The basic problem in all wealthy countries is diseases have changed but health services haven’t really. The health problems of the early 21st century are not the same as those of the middle of the 20th century — when current western healthcare systems were formed.

They require services in the home and community as well as in the hospital and, critically, the involvement of patients and care-givers.

Larger Effect on Disease than Smoking

As reported in 2010, an analysis (of the Behavioral Risk Factor Surveillance System data from1993 to 2008 of 3.5 million adults) by researchers at Columbia University and The City College of New York showed that obesity now had a larger effect on disease, while smoking had a greater impact on deaths. Why? The number of adult smokers decreased 18.5 percent over that time, while the proportion of obese Americans increased 85 percent.

Findings like these now account for an increasing majority of illness and healthcare costs in richer countries.

Of course, as witnesses by highly publicized healthcare reform last year, changes are trying to be made. Yet, reimbursement systems reinforce the old model, institutions and professional training are largely constructed around it, commercial interests promote it and the public see hospitals as the bedrock of healthcare.

Dread Cost of the Clinic; Fear Change Even More

As we’ve seen most challenging of all are questions about resources. What should someone do if they can’t afford the system but fear approaching (generally) more affordable alternative or complementary medicinal techniques?

The answer appears to lay in grassroots wellness training of health workers and introducing technology that is “translatable in education and practice” to the mainstream. Today many emerging health professionals are very interested in global health and eager to experience and learn from cultures and countries unconstrained by our healthcare history.

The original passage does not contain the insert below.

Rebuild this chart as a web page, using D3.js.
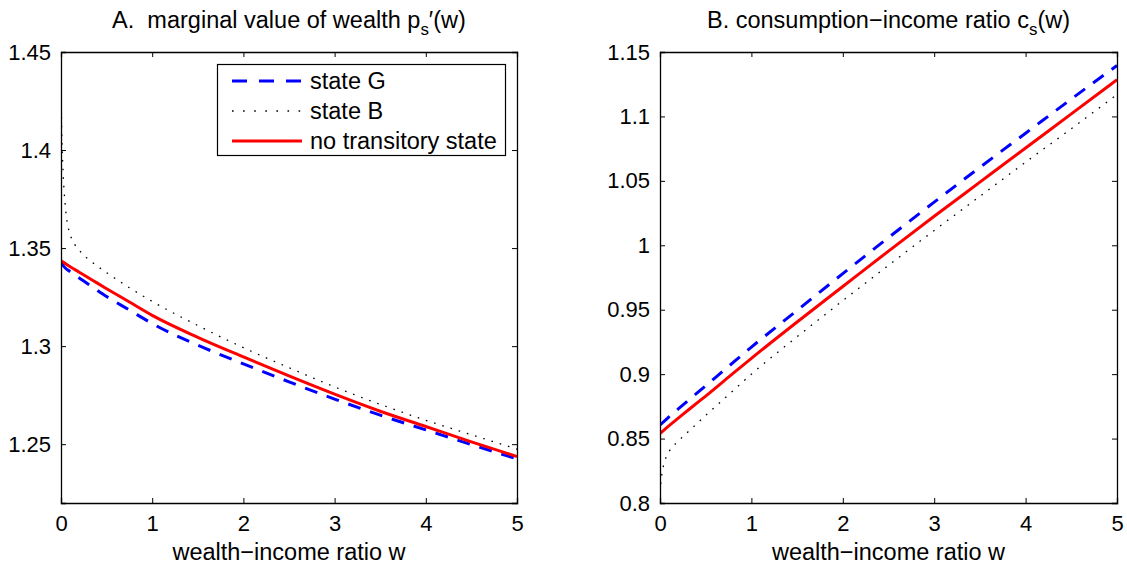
<!DOCTYPE html>
<html>
<head>
<meta charset="utf-8">
<script src="https://cdn.jsdelivr.net/npm/d3@7"></script>
<style>
  body { margin: 0; background: #fff; }
  svg { display: block; font-family: "Liberation Sans", Arial, Helvetica, sans-serif; }
</style>
</head>
<body>
<svg id="chart" width="1127" height="569"></svg>
<script>
// ---- data ----
const wealth = [0, 0.01, 0.02, 0.05, 0.1, 0.2, 0.35, 0.5, 0.75, 1, 1.5, 2, 2.5, 3, 3.5, 4, 4.5, 5];

// Panel A: marginal value of wealth p_s'(w)
const margG  = [1.3425, 1.342, 1.3413, 1.3397, 1.338, 1.3347, 1.330, 1.3253, 1.3184, 1.3115, 1.3005, 1.291, 1.2818, 1.273, 1.2648, 1.2573, 1.2498, 1.2425];
const margB  = [1.430, 1.405, 1.392, 1.370, 1.357, 1.349, 1.3425, 1.3375, 1.3298, 1.3228, 1.3105, 1.2992, 1.289, 1.2792, 1.2703, 1.2622, 1.2548, 1.2475];
const margNT = [1.3435, 1.3432, 1.343, 1.342, 1.3405, 1.3377, 1.3335, 1.3293, 1.3225, 1.3157, 1.3045, 1.2945, 1.2848, 1.2755, 1.2668, 1.259, 1.2512, 1.2437];

// Panel B: consumption-income ratio c_s(w)
const consG  = [0.8605, 0.8611, 0.8618, 0.8637, 0.867, 0.873, 0.882, 0.891, 0.906, 0.921, 0.9495, 0.978, 1.006, 1.0335, 1.0605, 1.087, 1.1135, 1.1395];
const consB  = [0.808, 0.816, 0.822, 0.832, 0.840, 0.848, 0.858, 0.868, 0.884, 0.900, 0.929, 0.957, 0.9845, 1.0115, 1.038, 1.0645, 1.0905, 1.117];
const consNT = [0.854, 0.8546, 0.8552, 0.857, 0.860, 0.8658, 0.8745, 0.883, 0.8977, 0.9123, 0.9405, 0.968, 0.9955, 1.0225, 1.049, 1.0755, 1.102, 1.1285];

const xTicks  = [0, 1, 2, 3, 4, 5];
const yTicksA = [1.25, 1.3, 1.35, 1.4, 1.45];
const yTicksB = [0.8, 0.85, 0.9, 0.95, 1, 1.05, 1.1, 1.15];
const legendLabels = ["state G", "state B", "no transitory state"];
const xLabel = "wealth\u2212income ratio w";

// ---- drawing ----
const svg = d3.select("#chart");
const FONT = 23.5;
const TICKFONT = 22;

const seriesStyle = [
  { color: "#0000ff", width: 3,   dash: "13,10" },
  { color: "#000000", width: 1.3, dash: "1.6,7" },
  { color: "#ff0000", width: 3,   dash: null }
];

function panel(opts) {
  const { left, right, top, bottom, yDomain, yTicks, series, id } = opts;
  const x = d3.scaleLinear().domain([0, 5]).range([left, right]);
  const y = d3.scaleLinear().domain(yDomain).range([bottom, top]);
  const g = svg.append("g");

  g.append("clipPath").attr("id", id).append("rect")
    .attr("x", left).attr("y", top).attr("width", right - left).attr("height", bottom - top);

  const line = d3.line().x(d => x(d[0])).y(d => y(d[1])).curve(d3.curveMonotoneX);
  const lg = g.append("g").attr("clip-path", `url(#${id})`);
  series.forEach((vals, i) => {
    const st = seriesStyle[i];
    lg.append("path")
      .datum(wealth.map((w, k) => [w, vals[k]]))
      .attr("d", line)
      .attr("fill", "none")
      .attr("stroke", st.color)
      .attr("stroke-width", st.width)
      .attr("stroke-dasharray", st.dash)
      .attr("stroke-linejoin", "round");
  });

  const tickLen = 5;
  const ax = [
    g.append("g").attr("transform", `translate(0,${bottom})`).call(d3.axisBottom(x).tickValues(xTicks).tickSize(-tickLen).tickPadding(12).tickFormat(d3.format("d"))),
    g.append("g").attr("transform", `translate(0,${top})`).call(d3.axisTop(x).tickValues(xTicks).tickSize(-tickLen).tickFormat("")),
    g.append("g").attr("transform", `translate(${left},0)`).call(d3.axisLeft(y).tickValues(yTicks).tickSize(-tickLen).tickPadding(10).tickFormat(d => String(+d.toFixed(2)))),
    g.append("g").attr("transform", `translate(${right},0)`).call(d3.axisRight(y).tickValues(yTicks).tickSize(-tickLen).tickFormat(""))
  ];
  ax.forEach(a => {
    a.select(".domain").attr("stroke", "#000").attr("stroke-width", 1.3);
    a.selectAll(".tick line").attr("stroke", "#000").attr("stroke-width", 1);
    a.selectAll("text").attr("font-size", TICKFONT).attr("fill", "#000").attr("font-family", "Liberation Sans, Arial, sans-serif");
  });
  ax[0].selectAll("text").attr("dy", "0.71em");

  g.append("text")
    .attr("x", (left + right) / 2).attr("y", 560)
    .attr("text-anchor", "middle").attr("font-size", FONT)
    .text(xLabel);

  return { x, y, g };
}

panel({ left: 61, right: 517, top: 52, bottom: 503, yDomain: [1.22, 1.45], yTicks: yTicksA, series: [margG, margB, margNT], id: "clipA" });
panel({ left: 660, right: 1117, top: 52, bottom: 503, yDomain: [0.8, 1.15], yTicks: yTicksB, series: [consG, consB, consNT], id: "clipB" });

function title(cx, parts) {
  const t = svg.append("text").attr("x", cx).attr("y", 28).attr("text-anchor", "middle").attr("font-size", FONT);
  parts.forEach(p => {
    const s = t.append("tspan").text(p.text);
    if (p.sub) s.attr("font-size", FONT * 0.72).attr("dy", 7);
    if (p.after) s.attr("dy", -7);
  });
}
title((61 + 517) / 2, [{ text: "A.\u00A0 marginal value of wealth p" }, { text: "s", sub: true }, { text: "\u2032(w)", after: true }]);
title((660 + 1117) / 2, [{ text: "B. consumption\u2212income ratio c" }, { text: "s", sub: true }, { text: "(w)", after: true }]);

const leg = svg.append("g");
leg.append("rect").attr("x", 217.5).attr("y", 64.5).attr("width", 288).attr("height", 91)
  .attr("fill", "#fff").attr("stroke", "#000").attr("stroke-width", 1.2);
legendLabels.forEach((lab, i) => {
  const yy = 81 + i * 30;
  const st = seriesStyle[i];
  leg.append("line").attr("x1", 232).attr("x2", 302).attr("y1", yy).attr("y2", yy)
    .attr("stroke", st.color).attr("stroke-width", st.width)
    .attr("stroke-dasharray", i === 0 ? "15,12" : (i === 1 ? "1.6,9.5" : null));
  leg.append("text").attr("x", 310).attr("y", yy).attr("dy", "0.35em")
    .attr("font-size", FONT).text(lab);
});
</script>
</body>
</html>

Competence, Professionalism and Cooperation in Holistic Healthcare

For example a small but vibrant educational institution in the Pacific Northwest of the USA is training people differently, creating new sorts of viewpoints, engaging families and communities and concentrating more on promoting health rather than on just tackling disease. The American College of Healthcare Sciences (ACHS) fosters competence, professionalism and cooperation in holistic healthcare. Graduates build a holistic foundation for personal health care and rely on finding ways to use, preserve and share knowledge in natural medicine to provide for patients. ACHS students are gaining the all-round expertise that will help them to become the health professionals we need for the 21st century.

And governments can do much more to support efforts such as these, just as the US Department of State relies on a “3-D” philosophy to advance their mission: defense, diplomacy and development. Governments can promote the exchange of ideas and people and help health and wellness workers from richer countries to work in poorer countries. In doing so they will learn for themselves the subtitles of cultural and social health practice and, at the same time, help to repay a debt for the many professionals who have migrated to richer countries. As the Department of Defense has shown it can be a win-win situation from which we will all gain. Security can beget peace which can lead to even greater sustainable development.

As Lord Nigel Crisp, former chief executive of the NHS and Secretary of the Department of Health in England notes in his new book Turning the World Upside Down: The Search for Global Health in the 21st Century: “when old methods no longer work, are we willing to look outside the mainstream for new ideas? Or are we content to stick with professional structures and working arrangements created 50 years ago?”